Hey all! Reader conditionals implementation leads to some surprising behaviors.

user=> (read-string {:read-cond :allow} "[^#?@(:clj [:b a c])]")
[^{:b true} a c]
user=> (read-string {:read-cond :allow} "[#_#?@(:clj [:b a c])]")
[a c]
(read-string {:read-cond :allow} "[# #?@(:clj [inst \"1978\" :etc])]")
[#inst "1978-01-01T00:00:00.000-00:00" :etc]
@baptiste-from-paris and I are tempted to treat them as undefined behaviors (and don’t replicate them in ClojureDart’s reader) as we can’t foresee any sensible usage for these.
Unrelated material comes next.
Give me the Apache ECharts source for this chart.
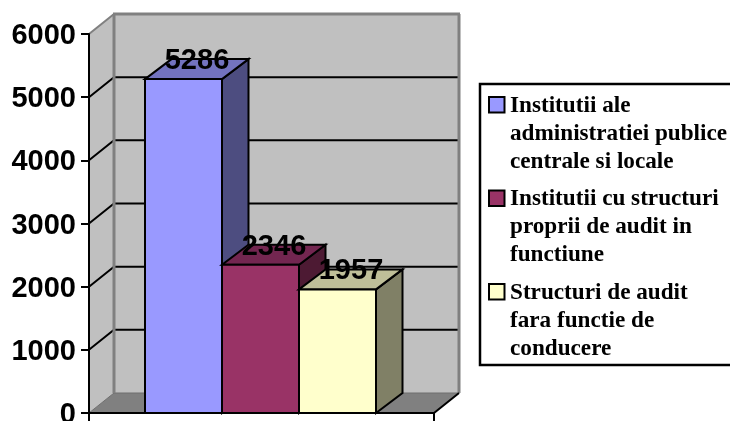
<!DOCTYPE html>
<html>
<head>
<meta charset="utf-8">
<style>html,body{margin:0;padding:0;background:#fff}#chart{width:730px;height:421px}</style>
<script src="https://cdn.jsdelivr.net/npm/echarts@6/dist/echarts.min.js"></script>
</head>
<body>
<div id="chart"></div>
<script>
// Institutions and audit structures, one clustered column group
const categories = [''];
const seriesNames = [
  'Institutii ale\nadministratiei publice\ncentrale si locale',
  'Institutii cu structuri\nproprii de audit in\nfunctiune',
  'Structuri de audit\nfara functie de\nconducere'
];
const seriesValues = [5286, 2346, 1957];
const frontColors = ['#9999FF', '#993366', '#FFFFCC'];
const topColors = ['#7373BF', '#732650', '#BFBF99'];
const sideColors = ['#4D4D80', '#4D1A33', '#808066'];
const yTicks = [0, 1000, 2000, 3000, 4000, 5000, 6000];

const WALL_DX = 25, WALL_DY = 20;
const BAR_W = 77, BAR_DX = 26.5, BAR_DY = 20;
const INK = '#000';
const GREY = '#808080';

// Square swatch in the top of a tall box, so it sits beside the first text line
const LEGEND_ICON = 'path://M0 5H15.5V20.5H0Z M0 0L0 0 M16 84L16 84';

function renderWalls(params, api) {
  const o = api.coord([0, 0]);
  const t = api.coord([0, 6000]);
  const size = api.size([1, 0]);
  const x0 = o[0] - size[0] / 2, x1 = o[0] + size[0] / 2;
  const y0 = o[1], yT = t[1];
  const dx = WALL_DX, dy = WALL_DY;
  const poly = (points, fill, stroke, lw) => ({
    type: 'polygon',
    shape: { points },
    style: { fill, stroke: stroke || null, lineWidth: lw || 0 }
  });
  const line = (a, b, stroke, lw) => ({
    type: 'polyline',
    shape: { points: [a, b] },
    style: { fill: null, stroke, lineWidth: lw }
  });
  const children = [
    poly([[x0 + dx, yT - dy], [x1 + dx, yT - dy], [x1 + dx, y0 - dy], [x0 + dx, y0 - dy]], '#C0C0C0'),
    poly([[x0, yT], [x0 + dx, yT - dy], [x0 + dx, y0 - dy], [x0, y0]], '#C0C0C0'),
    poly([[x0, y0], [x0 + dx, y0 - dy], [x1 + dx, y0 - dy], [x1, y0]], GREY, '#6E6E6E', 1)
  ];
  // Gridlines run along the side wall and across the back wall
  yTicks.slice(1, -1).forEach((v) => {
    const y = api.coord([0, v])[1];
    children.push({
      type: 'polyline',
      shape: { points: [[x0, y], [x0 + dx, y - dy], [x1 + dx, y - dy]] },
      style: { fill: null, stroke: INK, lineWidth: 2 }
    });
  });
  children.push(
    line([x0, yT], [x0 + dx, yT - dy], GREY, 2),
    line([x0 + dx, yT - dy], [x0 + dx, y0 - dy], GREY, 3),
    line([x0 + dx - 1, yT - dy], [x1 + dx + 1, yT - dy], GREY, 3),
    line([x1 + dx, yT - dy], [x1 + dx, y0 - dy], GREY, 3),
    line([x1 + dx, y0 - dy], [x1, y0], INK, 2)
  );
  return { type: 'group', children };
}

function renderBar(index) {
  return function (params, api) {
    const base = api.coord([0, 0]);
    const top = api.coord([0, api.value(1)]);
    const left = base[0] - 1 + (index - 1.5) * BAR_W;
    const right = left + BAR_W;
    const y0 = base[1], y1 = top[1];
    const dx = BAR_DX, dy = BAR_DY;
    const edge = { stroke: INK, lineWidth: 2, lineJoin: 'miter' };
    return {
      type: 'group',
      children: [
        { type: 'polygon', shape: { points: [[right, y1], [right + dx, y1 - dy], [right + dx, y0 - dy], [right, y0]] },
          style: Object.assign({ fill: sideColors[index] }, edge) },
        { type: 'polygon', shape: { points: [[left, y1], [left + dx, y1 - dy], [right + dx, y1 - dy], [right, y1]] },
          style: Object.assign({ fill: topColors[index] }, edge) },
        { type: 'rect', shape: { x: left, y: y1, width: BAR_W, height: y0 - y1 },
          style: Object.assign({ fill: frontColors[index] }, edge) },
        { type: 'text', z2: 20,
          style: {
            x: (left + right) / 2 + 13.5, y: y1 - 18,
            text: String(api.value(1)),
            fill: INK, align: 'center', verticalAlign: 'middle',
            font: 'bold 29px "Liberation Sans", Arial, sans-serif'
          } }
      ]
    };
  };
}

const series = [{
  type: 'custom',
  name: 'walls',
  z: 0,
  silent: true,
  renderItem: renderWalls,
  data: [[0, 0]],
  encode: { x: 0, y: 1 }
}];
seriesNames.forEach((name, i) => {
  series.push({
    type: 'custom',
    name,
    z: 2,
    renderItem: renderBar(i),
    itemStyle: { color: frontColors[i] },
    data: [[0, seriesValues[i]]],
    encode: { x: 0, y: 1 }
  });
});

const chart = echarts.init(document.getElementById('chart'), null, { renderer: 'canvas' });
chart.setOption({
  animation: false,
  backgroundColor: '#fff',
  grid: { left: 89, right: 296, top: 34, bottom: 8, outerBoundsMode: 'none' },
  xAxis: {
    type: 'category',
    data: categories,
    z: 1,
    axisLine: { lineStyle: { color: INK, width: 2 } },
    axisTick: { show: true, alignWithLabel: false, length: 8, lineStyle: { color: INK, width: 2 } },
    axisLabel: { show: false },
    splitLine: { show: false }
  },
  yAxis: {
    type: 'value',
    min: 0,
    max: 6000,
    interval: 1000,
    z: 1,
    axisLine: { show: true, lineStyle: { color: INK, width: 2 } },
    axisTick: { show: true, length: 8, lineStyle: { color: INK, width: 2 } },
    axisLabel: {
      margin: 13,
      color: INK,
      formatter: (v) => '{tick|' + v + '}',
      rich: {
        tick: {
          color: INK,
          fontFamily: '"Liberation Sans", Arial, sans-serif',
          fontWeight: 'bold',
          fontSize: 29,
          padding: [4, 0, 0, 0]
        }
      }
    },
    splitLine: { show: false }
  },
  legend: {
    orient: 'vertical',
    left: 480,
    top: 84,
    padding: [7, 10, 1, 8],
    itemGap: 7.5,
    itemWidth: 16,
    itemHeight: 84,
    symbolKeepAspect: false,
    selectedMode: false,
    backgroundColor: '#fff',
    borderColor: INK,
    borderWidth: 2.5,
    data: seriesNames.map((name, i) => ({
      name,
      icon: LEGEND_ICON,
      itemStyle: { color: frontColors[i], borderColor: INK, borderWidth: 2 }
    })),
    textStyle: {
      color: INK,
      fontFamily: '"Liberation Serif", "Times New Roman", serif',
      fontWeight: 'bold',
      fontSize: 23.2,
      lineHeight: 28
    }
  },
  series
});
</script>
</body>
</html>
Any advice?

souenzzo13:01:51

edamame, that powers #CHY97NXE2, #C015LCR9MHD, #CLX41ASCS, etc can't parse any of these cases. it just throws

Alex Miller (Clojure team)15:01:13

The first two kind of make sense to me, but not the third

cgrand15:01:09

@U064X3EF3 For the first point I don’t see the value in writing [^#?@(:clj [:b a c] :cljs [:x y z])] instead of [#?@(:clj [^:b a c] :cljs [^:x y z])]. Ditto for the second.

Alex Miller (Clojure team)15:01:26

Agreed but it’s a tokenizing machine and it makes sense to me for that machine to do what the first two do

cgrand15:01:15

Understood.

Alex Miller (Clojure team)15:01:24

The last one effectively splits a token so that seems weird

cgrand15:01:36

Well, the reader being a recursive descent parser directly consuming characters it tokenizes in a context dependent manner so anything can happen.